In the first report for 2019, CEEP focuses on the emergence of a global LNG market and the increasing possibility of LNG import to the EU. The choice of this topic precedes the 1st EU-US High-Level Business to Business Energy Forum “Towards large-scale U.S. LNG exports to the EU’s gas market: competitive pricing, infrastructure investments and technological innovation,” whichwill take place in Brussels, on 2nd May.
In order to cover at best this complex topic, the publication includes articles from the industry perspective, regulatory bodies (the European Commission) as well as market outlooks and expert views.
In the opening statement, the Director General of DG Energy, European Commission, Dominique Ristori, emphasizes the role of LNG for the improvement of security of supply and decarbonization. Mr. Ristori points out that the share of LNG in total EU gas imports increased from 10% in 2014 to 14% in 2018, reaching around 56 bcm.
The president of the association LNG Allies, Fred. F Hutchison, provides an overview of the increasing importance of the U.S. as an exporter of natural gas due to the “shale revolution”. He also elaborates on the increase of the U.S. liquefaction capacity, a key development for the global LNG market.
The importers’ perspective is presented by Nemunas Biknius from Lithuanian’s EPSO-G and Arūnas Molis, Klaipedos Nafta. They refer to the importance of the LNG for breaking the monopoly of Gazprom in the Baltic States. Furthermore, they underline the importance of the development of gas interconnections for strengthening the security of supply of the region.
Dr. Anna Mikulska, Ph.D. focuses on the gas diversification strategy of Poland, prompted by security considerations and high prices for Russian gas. Similarly, PGNiG envisages to fully cut supplies from the East and offset it with LNG imports of up to 8 bcm per year until 2023.
In the same vein, Polskie LNG writes about the functioning of LNG terminal in Swinoujscie, with the highest utilization rate in the EU. More, the terminal’s regasification capacity will reach 7.5 bcm.

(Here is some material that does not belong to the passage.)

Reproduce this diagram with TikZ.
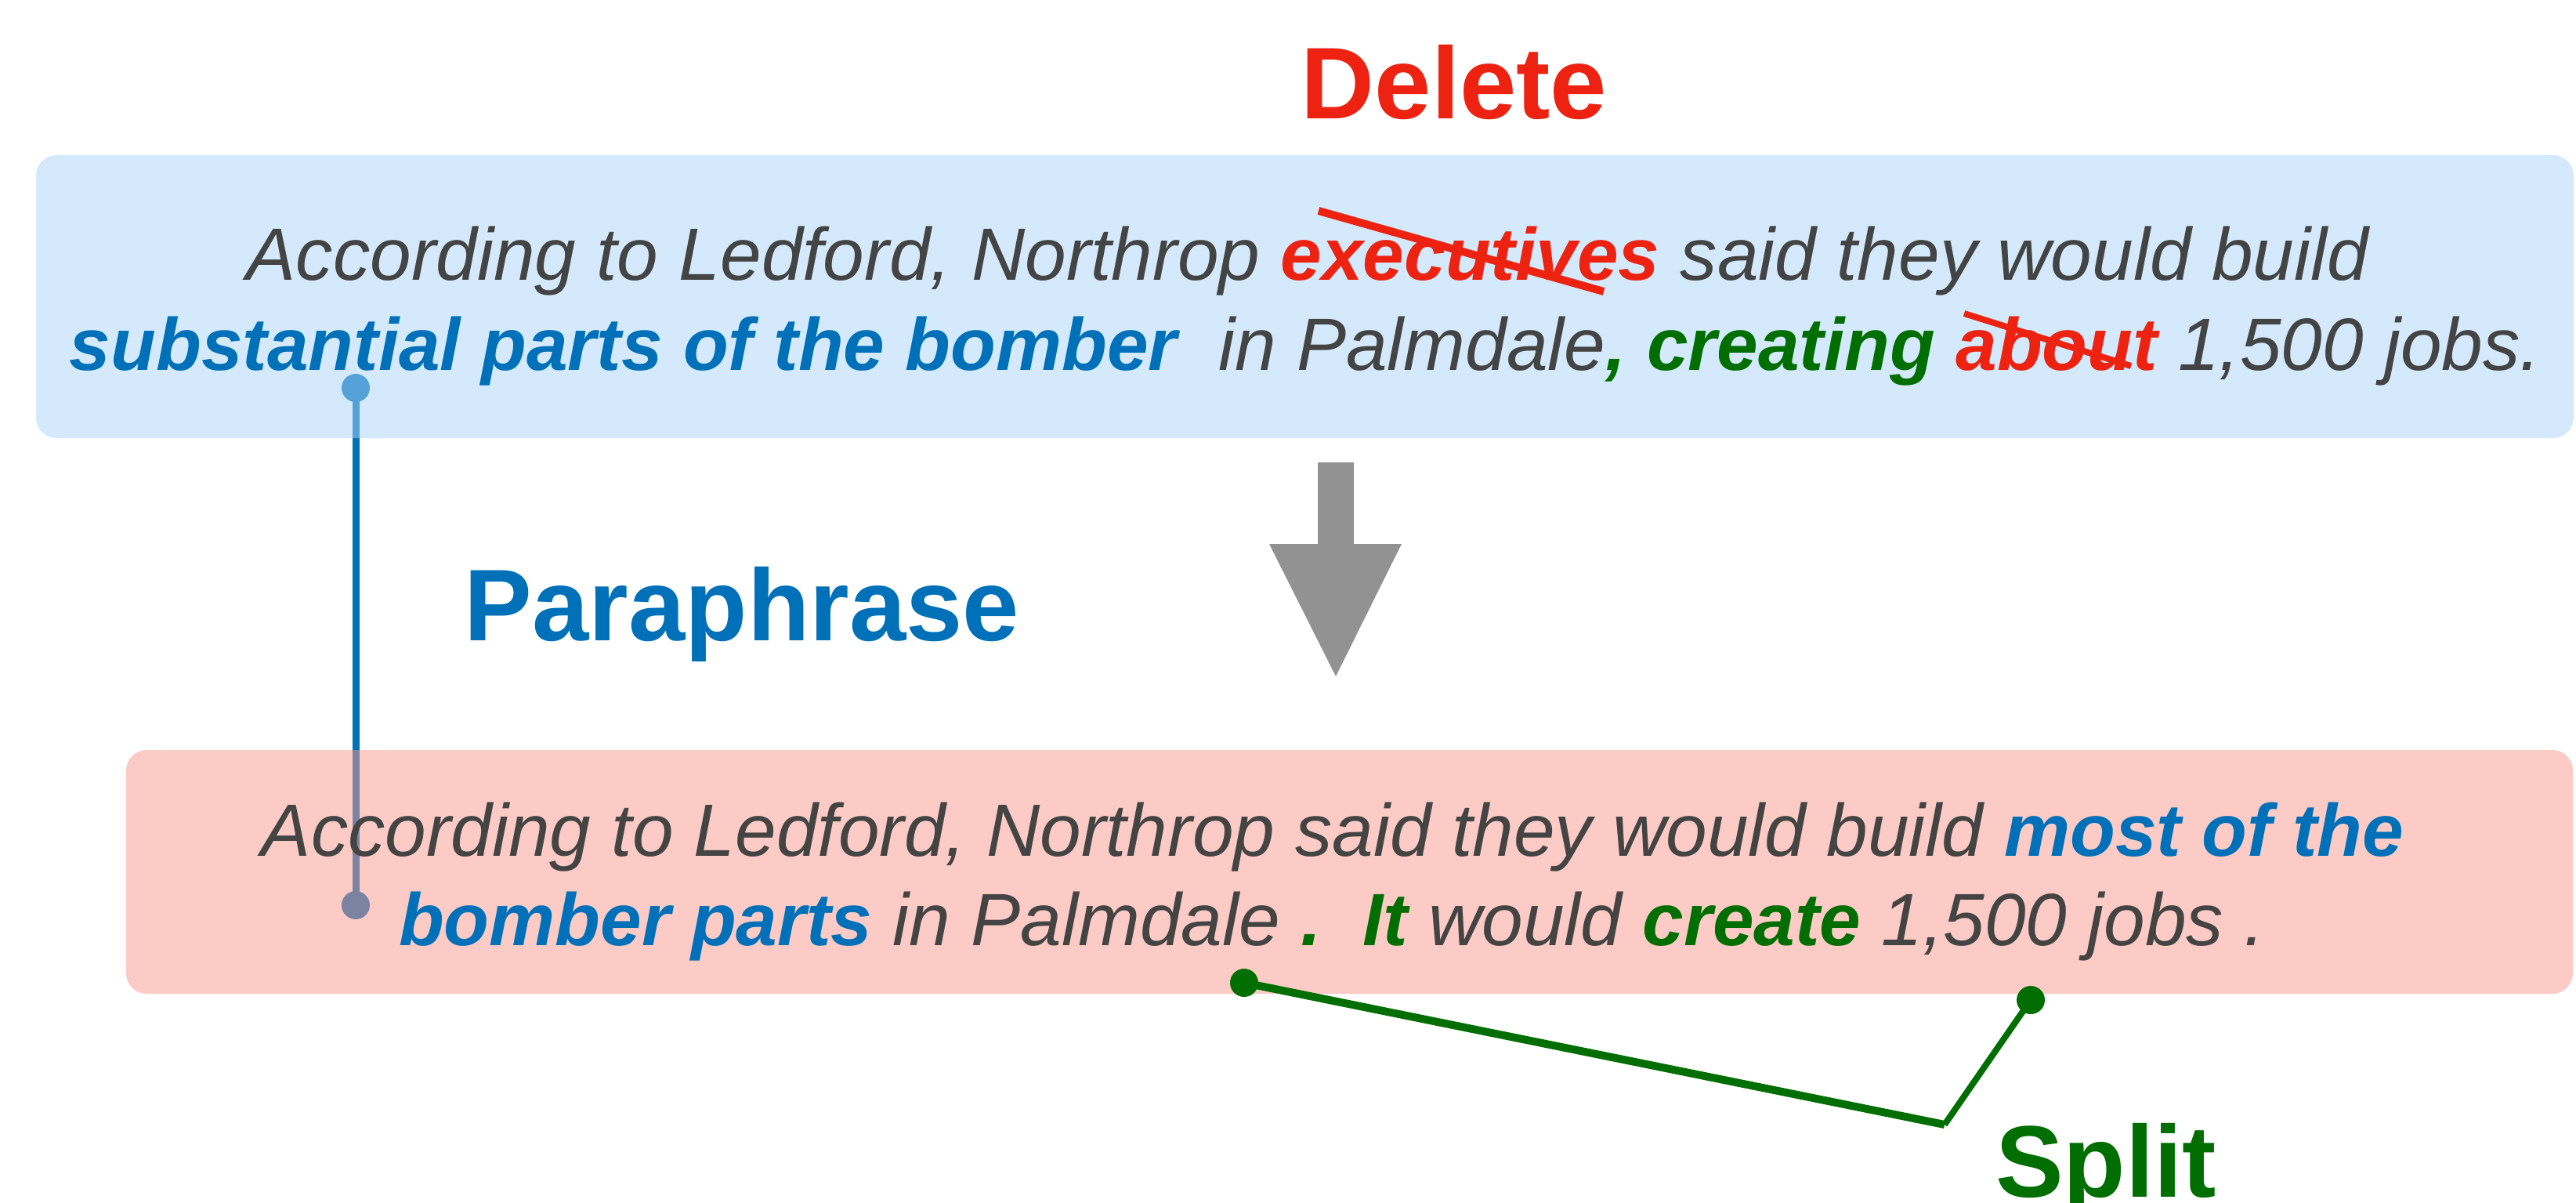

Similarly, Grupa LOTOS envisages an increased role for LNG for maritime ships bunkering in the Baltic Sea basin. In 2018, only two such operations have taken place, but due to the stricter environmental standards, the use of LNG for shipping will be growing constantly.
The Transatlantic perspective is also presented by two scholars Frank Umbach Ph.D. and Thierry Bros Ph.D. The former states that in the coming years, LNG will be the main competitor for Russian gas in the EU. He also predicts that the EU will emerge as the biggest importer of LNG. The latter notices that the increase in the spare liquefaction capacities in the U.S. will inevitably reduce the price of LNG.
The Director of Romania Energy Center, Eugenia Gusilov, assesses the chances of the first Black Sea LNG terminal development. She points out that such possibility is very limited because of the market limitation and possible delays in exploitation of Romanian offshore gas deposits.
Researchers from REKK, think tank, Péter Kotek and Borbála Takácsné Tóth, present the results of modelling-based analysis of the correlation of the European gas demand and the LNG supply to Europe. They conclude that the role of LNG is crucial: it serves as a competing source for incumbent players and induces price competition.